Hence the overwhelming lack of chill, hmm?

The madly-gurgling contraption was barely two years old. We are not pleased. Certainly we will not be purchasing that brand again. The repair man said he could try re-gassing it but the likelihood of this lasting more than a day or so was slim to anorexic.

Fortunately the modest freezer section wasn’t full to capacity. There were several tubs of home-made soups and Bolognese sauces which are now on the compost heap. And there was one lone samosa lurking in a corner. Last night’s meal was a bacon feast. We’ll be having roast chicken tonight, and again tomorrow night. Well, these things can’t be refrozen….

And the kitchen bin is filled with ice-cream (sugary poison anyway) and a spectacularly vile apple strudel whose twin was mostly fed to the dogs at New Year. Emily buried her share in the garden. To the best of my knowledge she’s yet to dig it up again.

Our new fridge-freezer, (should that be new new fridge-freezer?), arrives “sometime on Monday afternoon.” Here’s hoping. As you all already know, this probably means the hapless householder will find themselves waiting all afternoon for delivery which could manifest anytime between the crack-of-dawn and midnight, and not necessarily on the arranged day.

Speaking of melting, an old school friend and I enjoyed a rather sunny walk out to Little Eye earlier in the week. Sylvia brought along her dog Bess, who had a whale of a time chasing after a lump of drift wood she’d found. She chased it all the way to Little Eye, all the way through our sit down, and all the way back again. If we stopped throwing it for her, she threw it at us. Clearly she’s a pooch who knows her own mind.

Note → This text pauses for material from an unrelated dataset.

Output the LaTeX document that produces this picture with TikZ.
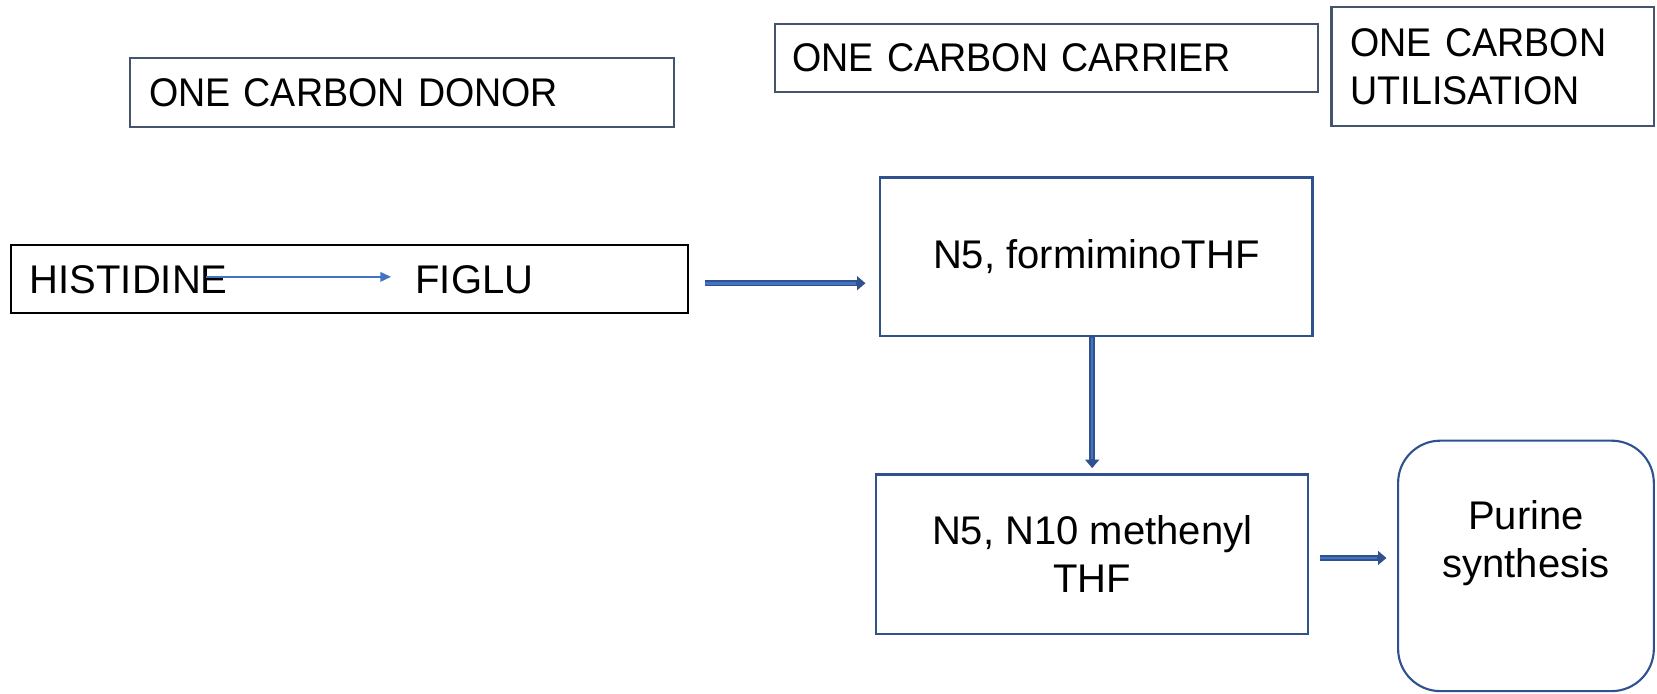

Later that evening I discovered patches of sunburn on my arm and neck. It’s fine now, already.

Oh, and Emily’s just killed a rat! Just as I was typing this, there was uproar from the garden - barking, squealing, pworking… So I hurried to the open French doors to find Ygraine in a state of excitement and the hens having hysterics because Emily had cornered a grey rat. She grabbed it by the neck and shook it, probably snapping its spine. Ugh! Gross. But she is a Jack Russell Terrier, and they were specifically bred to kill rats, so she’s only doing her job really.

Guess who had to dispose of the corpse. Uber-gross.